Mas estar sempre contra o mundo e contra si mesmo pode ser cansativo demais. Então, em vez de Kim Namjoon contra o mundo, a história que ele busca é Kim Namjoon e o mundo, ou até mesmo, Kim Namjoon e todos os seus Kim Namjoons do passado, presente e futuro. Essa sim é uma história da qual ele pode ter total controle e, quem sabe, até mesmo sair vitorioso. Quem sabe, se Namjoon conseguir definir seus próprios termos consigo mesmo, conseguirá ele também chegar a um bom acordo com o mundo? Namjoon parece positivo da sua capacidade de fazer isto em seu verso para o remix de “Champion” (2017) da banda Fall Out Boy, quando ele diz: “Eu vou me casar com esse mundo sozinho/ E colocar um anel em mim mesmo”. A palavra “anel”, em inglês (língua na qual Namjoon escreveu seu verso), também se traduz como ringue de luta. É uma figura de duplo sentido usada por Namjoon para expressar sua resolução: ele vai se inserir na luta e vai se sagrar campeão e, para isso, precisa selar o seu compromisso com o mundo, mas também consigo mesmo. Assim como o casamento enquanto convenção social tem também a sua associação com o romantismo, o contratualista Namjoon também se rende ao amor, quando canta em “Trivia: Love”: “Vivo, logo amo.” O autocontrato social de Kim Namjoon é, acima de tudo, um ato motivado pelo amor.

Ana Clara Ribeiro é uma advogada e escritora apaixonada por música e suas interseções com diversos temas. Como crítica musical, escreveu para os sites PopMatters, Rolling Stone Korea, Remezcla, Sounds and Colours, The Line of Best Fit, Consequence of Sound, entre outros.

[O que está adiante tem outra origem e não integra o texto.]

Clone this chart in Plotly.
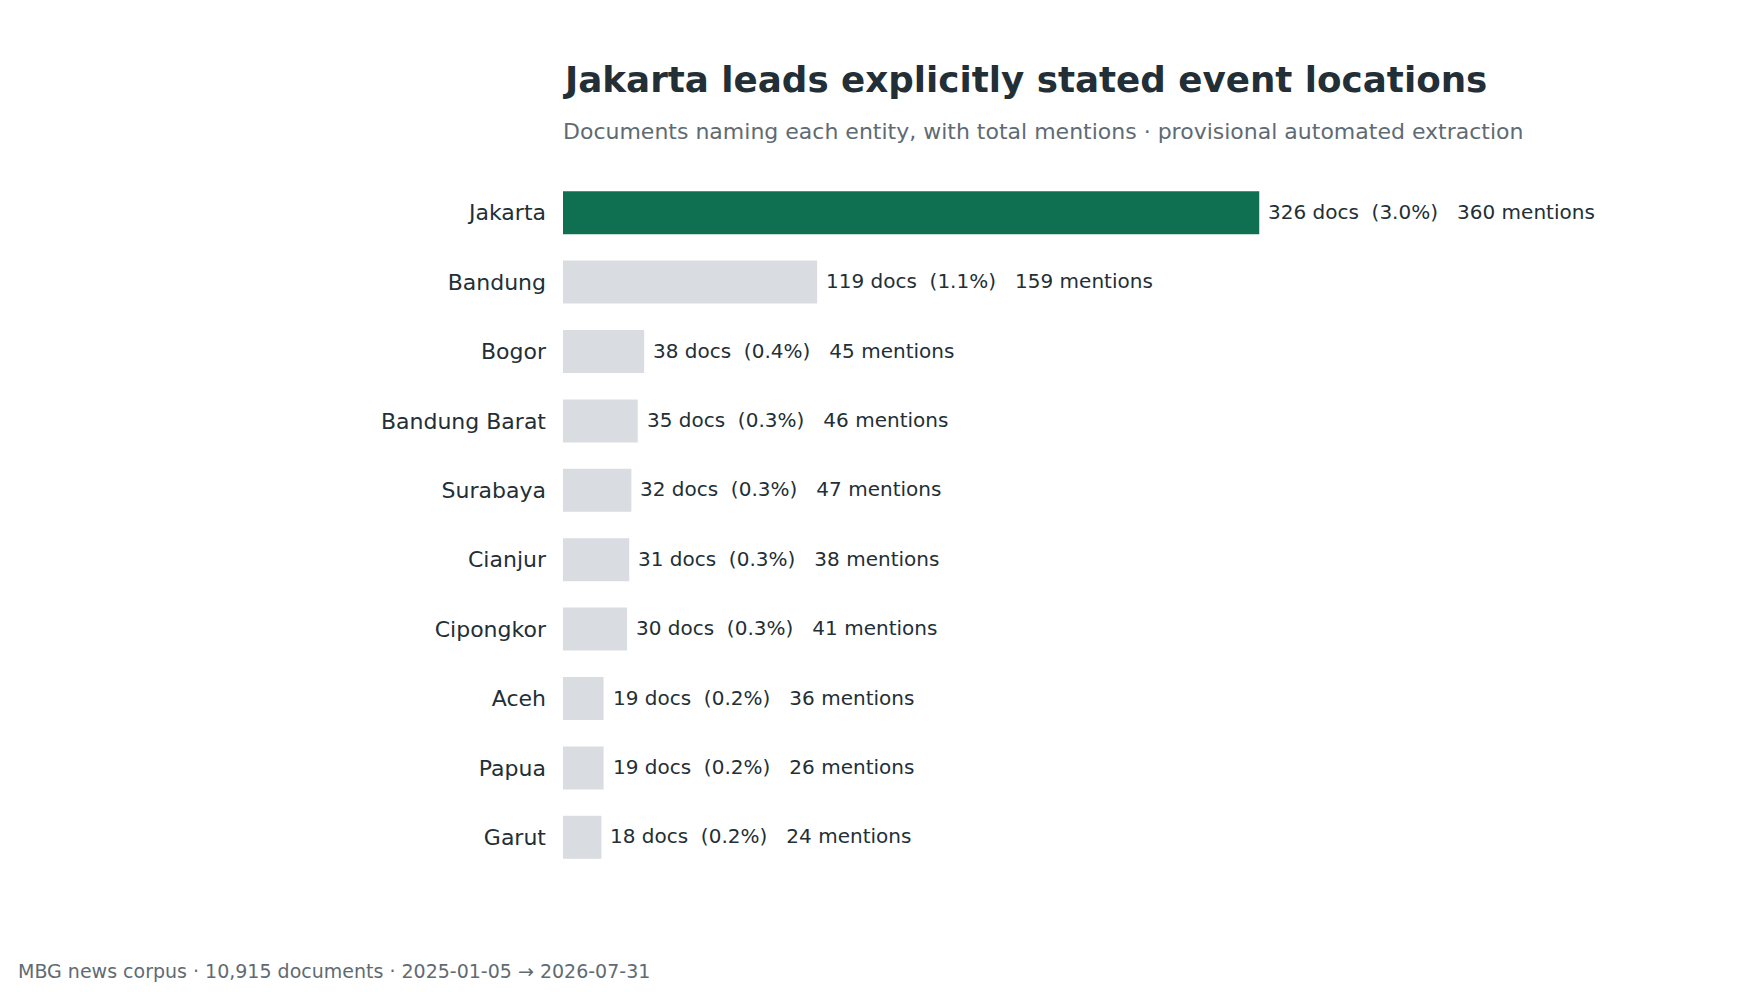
import plotly.graph_objects as go

places = ["Jakarta", "Bandung", "Bogor", "Bandung Barat", "Surabaya", "Cianjur",
          "Cipongkor", "Aceh", "Papua", "Garut"]
docs = [326, 119, 38, 35, 32, 31, 30, 19, 19, 18]
pcts = ["3.0%", "1.1%", "0.4%", "0.3%", "0.3%", "0.3%", "0.3%", "0.2%", "0.2%", "0.2%"]
mentions = [360, 159, 45, 46, 47, 38, 41, 36, 26, 24]

TITLE = "Jakarta leads explicitly stated event locations"
SUBTITLE = "Documents naming each entity, with total mentions · provisional automated extraction"
FOOTER = "MBG news corpus · 10,915 documents · 2025-01-05 → 2026-07-31"

GREEN = "#0e7050"
GREY = "#d9dde1"
DARK = "#232f36"
MUTED = "#5f6b73"
FONT = "DejaVu Sans"

W, H = 1760, 992
ML, MR, MT, MB = 555, 91, 170, 128
plot_w = W - ML - MR
plot_h = H - MT - MB

def xpaper(px):
    return (px - ML) / plot_w

def ypaper(px):
    return (H - MB - px) / plot_h

colors = [GREEN if i == 0 else GREY for i in range(len(places))]
nb = "\u00a0"
labels = [f"{d}{nb}docs{nb}{nb}({p}){nb}{nb}{nb}{m}{nb}mentions" for d, p, m in zip(docs, pcts, mentions)]

fig = go.Figure()
fig.add_trace(go.Bar(
    x=docs, y=places, orientation="h",
    marker=dict(color=colors, line=dict(width=0)),
    width=0.62,
    hoverinfo="skip",
))

for d, p, lab in zip(docs, places, labels):
    fig.add_annotation(x=d, y=p, xref="x", yref="y", text=lab, showarrow=False,
                       xanchor="left", yanchor="middle", xshift=7, yshift=1,
                       font=dict(family=FONT, size=20, color=DARK))

fig.add_annotation(x=0, y=ypaper(72), xref="paper", yref="paper", text=f"<b>{TITLE}</b>",
                   showarrow=False, xanchor="left", yanchor="middle", xshift=-2,
                   font=dict(family=FONT, size=35.7, color=DARK))
fig.add_annotation(x=0, y=ypaper(123), xref="paper", yref="paper", text=SUBTITLE,
                   showarrow=False, xanchor="left", yanchor="middle", xshift=-2,
                   font=dict(family=FONT, size=22, color=MUTED))
fig.add_annotation(x=xpaper(10), y=ypaper(963), xref="paper", yref="paper", text=FOOTER,
                   showarrow=False, xanchor="left", yanchor="middle", xshift=-2,
                   font=dict(family=FONT, size=19, color=MUTED))

fig.update_layout(
    width=W, height=H,
    paper_bgcolor="white", plot_bgcolor="white",
    margin=dict(l=ML, r=MR, t=MT, b=MB),
    showlegend=False,
    xaxis=dict(range=[0, 326 * 1.6], visible=False, fixedrange=True),
    yaxis=dict(categoryorder="array", categoryarray=places, autorange="reversed",
               showgrid=False, zeroline=False, showline=False, ticks="",
               ticklabelstandoff=16,
               tickfont=dict(family=FONT, size=22, color=DARK)),
    font=dict(family=FONT),
)

fig.write_html("out.html")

Também publicou diversos artigos nas áreas de Propriedade Intelectual, marketing e comunicação para veículos como WIPO Magazine, IP Watchdog, Justificando e diversos blogs pessoais e corporativos.

12 comentários

  1. Estou sem fôlego, que análise enlouquecedora, me senti representada em algumas palavras . Eis um ponto comum entre BTSxARMY, o texto e sobre o Nam mas minha vivência me faz crer que muitos nesse fandom estamos no mesmo barco . Obrigada pelo texto impecável

  2. Parabéns Ana Clara isso é Namjoom homem inteligente competente admiro ele quero ter amigo irradia sabedoria maravilhoso Namjoom amoooo ele

  3. É muito gostoso poder acessar um pouquinho da intimidade dessa pessoa que é o Namjoon, através da arte sensível que ele compartilha conosco, e que também conseguimos nos indentificar. Muito obrigada pelo texto e reflexões

  4. Ah, o Joon é perfeito. MUITO obrigada por tudo o que você escreveu, é muito legal ver a visão de mundo dele ser abordada e vista por mais pessoas. Como fã, o amo e aprecio o trabalho dele, inclusive tudo que ele me ensinou.

  5. Sempre me identifiquei com RM, durante a leitura a quantidade de lágrimas que me escapou não foram poucas. Esse artigo é tão precioso! Obrigado por compartilhar essas junções de palavras tão resplandecentes!

  6. Amei o conteúdo! NamJoon é fantástico e essa reflexão me fez conhecê-lo melhor! Sensível!, inteligente! Admiro demais!